In August 2013, thirty-one members of Congress sent a letter to Attorney General Eric Holder and FDIC Chairman Martin Gruenberg requesting a briefing of congressional staff members on the project. At the time, according to Breitbart.com, "the details of which were so obscure they did not yet know it had obtained the status of a federal initiative and was called 'Operation Choke Point.'" In response to that letter, according to the Breitbart report, "a Department of Justice official met with congressional staff members at the Capitol in late September, but refused to answer any questions about the project."

In an April 24, 2014, op-ed in the Wall Street Journal, American Banking Association president Frank Keating accused the Obama Justice Department of "compelling banks to deny service to unpopular but perfectly legal industries by threatening penalties." He added:

"Justice is pressuring banks to shut down accounts without pressing charges against a merchant or even establishing that the merchant broke the law. It's clear enough that there's fraud to shut down the account, Justice asserts, but apparently not clear enough for the highest law-enforcement agency in the land to prosecute."

While the DOJ claims OCP was set up to combat massive consumer fraud, a May 29, 2014, report from the House Committee on Oversight and Government Reform strongly suggests that the primary target of OCP is the short-term lending industry, an entirely legal operation.

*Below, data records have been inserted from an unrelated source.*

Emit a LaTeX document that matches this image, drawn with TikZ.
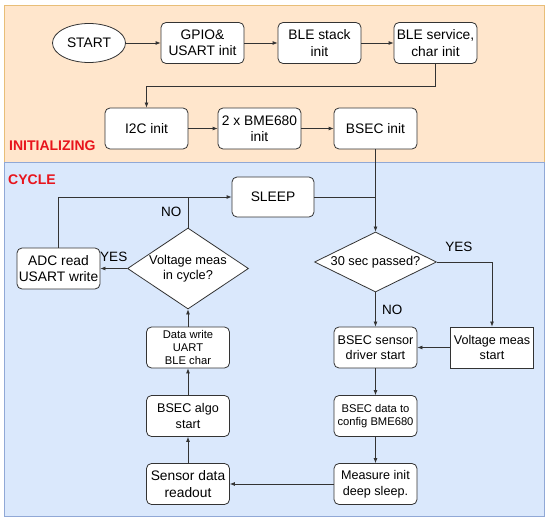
\documentclass[tikz,border=0pt]{standalone}
\usepackage{fontspec}
\setmainfont{Liberation Sans}
\usetikzlibrary{shapes.geometric,arrows.meta}
\definecolor{initfill}{HTML}{FFE6CC}
\definecolor{initline}{HTML}{E8BE78}
\definecolor{cyclefill}{HTML}{DAE8FC}
\definecolor{cycleline}{HTML}{90A8D6}
\definecolor{stagered}{HTML}{E8141C}
\definecolor{flowline}{HTML}{333333}

\begin{document}
\begin{tikzpicture}[x=1pt,y=-1pt,
  block/.style={draw=flowline,line width=0.8pt,fill=white,rounded corners=5pt,
    minimum width=83pt,minimum height=41pt,align=center,inner sep=1pt,
    font=\fontsize{13.8}{16.5}\selectfont},
  sqblock/.style={block,rounded corners=0pt},
  midtext/.style={font=\fontsize{12.6}{15.5}\selectfont},
  smalltext/.style={font=\fontsize{11.2}{13}\selectfont},
  decision/.style={diamond,draw=flowline,line width=0.8pt,fill=white,align=center,
    inner sep=0pt,font=\fontsize{12.8}{15.5}\selectfont},
  flow/.style={draw=flowline,line width=0.8pt,-{Latex[length=5pt,width=4pt]}},
  merge/.style={draw=flowline,line width=0.8pt},
  stage/.style={text=stagered,font=\bfseries\fontsize{14}{16}\selectfont,anchor=west,inner sep=0pt},
  tag/.style={font=\fontsize{13.5}{15}\selectfont}]
  \useasboundingbox (0,0) rectangle (550,524);
  \draw[initline,line width=0.8pt,fill=initfill] (4.5,5.5) rectangle (544.5,162);
  \draw[cycleline,line width=0.8pt,fill=cyclefill] (4.5,162) rectangle (544.5,516.5);
  \node[stage] (initlabel) at (9,146) {INITIALIZING};
  \node[stage] (cyclelabel) at (8,180) {CYCLE};

  % initializing
  \node[ellipse,draw=flowline,line width=0.8pt,fill=white,minimum width=73pt,minimum height=39pt,
    inner sep=0pt,font=\fontsize{13.8}{16.5}\selectfont] (start) at (89,43) {START};
  \node[block] (gpio) at (202.5,43) {GPIO\&\\USART init};
  \node[block] (stack) at (319.5,43) {BLE stack\\init};
  \node[block] (service) at (435.5,43) {BLE service,\\char init};
  \node[block] (i2c) at (146.5,128.5) {I2C init};
  \node[block] (bme) at (259.5,128.5) {2 x BME680\\init};
  \node[block] (bsecinit) at (375.5,128.5) {BSEC init};

  % cycle
  \node[block,minimum width=82pt,minimum height=40pt] (sleep) at (273,197) {SLEEP};
  \node[decision,aspect=2,minimum width=122pt,minimum height=60pt] (passed) at (375.5,262) {30 sec passed?};
  \node[block,midtext] (driver) at (375.5,347.5) {BSEC sensor\\driver start};
  \node[sqblock,midtext] (vmeas) at (492,347.5) {Voltage meas\\start};
  \node[block,smalltext] (config) at (375.5,416) {BSEC data to\\config BME680};
  \node[block,midtext] (measure) at (375.5,484) {Measure init\\deep sleep.};
  \node[block] (readout) at (188,484) {Sensor data\\readout};
  \node[block,midtext] (algo) at (188,416) {BSEC algo\\start};
  \node[block,smalltext] (write) at (188,347.5) {Data write\\UART\\BLE char};
  \node[decision,aspect=1.5,minimum width=121pt,minimum height=81pt] (incycle) at (188,268.5) {Voltage meas\\in cycle?};
  \node[block] (adc) at (58.5,268.5) {ADC read\\USART write};

  \draw[flow] (start) -- (gpio);
  \draw[flow] (gpio) -- (stack);
  \draw[flow] (stack) -- (service);
  \draw[flow] (service.south) -- ++(0,22.5) -| (i2c.north);
  \draw[flow] (i2c) -- (bme);
  \draw[flow] (bme) -- (bsecinit);
  \draw[flow] (bsecinit) -- (passed);
  \draw[merge] (sleep.east) -- (sleep.east -| passed.north);
  \draw[flow] (passed) -- (driver) node[midway,right=3pt,tag] {NO};
  \draw[flow] (passed.east) -| (vmeas.north) node[pos=0.2,above=7pt,tag] {YES};
  \draw[flow] (vmeas) -- (driver);
  \draw[flow] (driver) -- (config);
  \draw[flow] (config) -- (measure);
  \draw[flow] (measure) -- (readout);
  \draw[flow] (readout) -- (algo);
  \draw[flow] (algo) -- (write);
  \draw[flow] (write) -- (incycle);
  \draw[flow] (incycle) -- (adc) node[midway,above=3pt,tag] {YES};
  \draw[flow] (adc.north) |- (sleep.west);
  \draw[merge] (incycle.north) -- (incycle.north |- sleep.west) node[midway,left=3pt,tag] {NO};
\end{tikzpicture}
\end{document}
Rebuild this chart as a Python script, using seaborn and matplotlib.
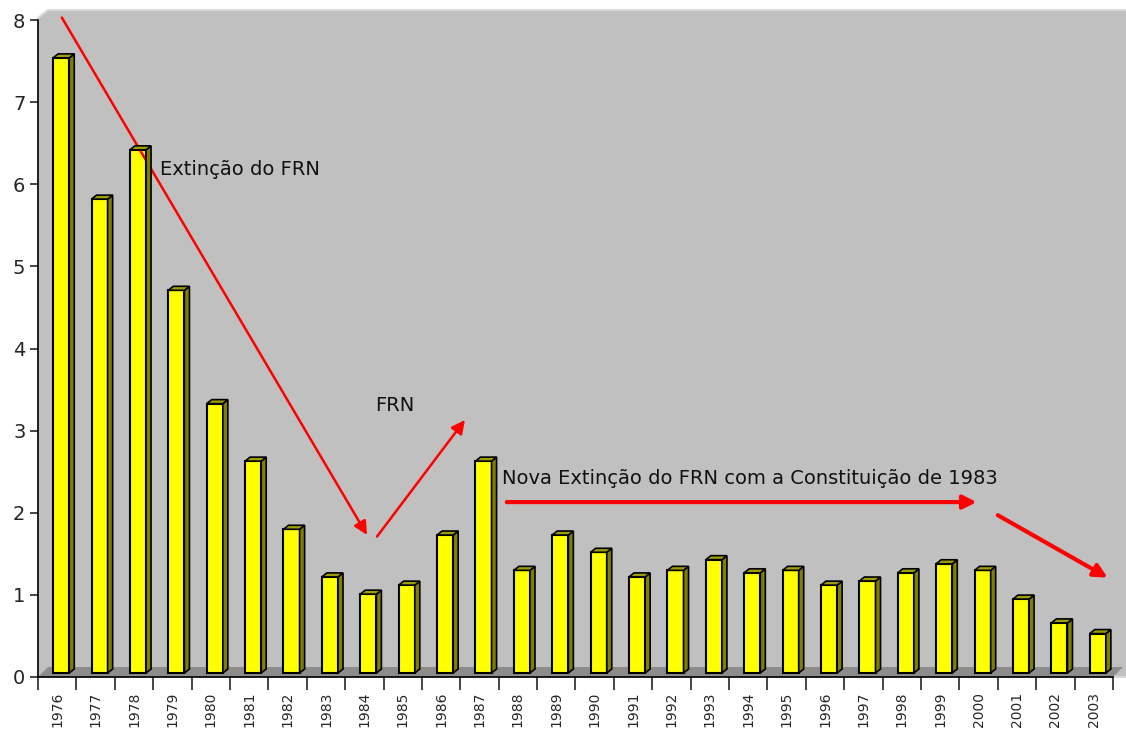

And in a letter to Janet Yellen, the Chair of the Federal Reserve, sent that same week, House Financial Services Committee Chairman Jeb Hensarling warned: "The introduction of subjective criteria like 'reputation risk' into prudential bank supervision can all too easily become a pretext for the advancement of political objectives."

"The highly secretive Operation Choke Point program is another abuse of power by the Obama administration. The federal government has no business forcing private sector banks and companies to choke off legitimate businesses that have broken no laws or have been charged with no crimes. President Obama cannot get Congress to target businesses on his political hit list, so he's allowed his appointees to abuse their authority by choking off companies that offend liberal sensibilities," said Judicial Watch President Tom Fitton. "Ironically, one of the 'high risk' indicators of fraud is a lack of transparency and non-disclosure. The Department of Justice won't obey the Freedom of Information Act and disclose basic information as required about Operation Choke Point. Indeed, Attorney Eric Holder has turned his Justice Department into an agency that is one of the worst violators of FOIA. Maybe the Obama administration should stop strong-arming banks, and focus on policing its own well-deserved 'reputational risk' for fraud."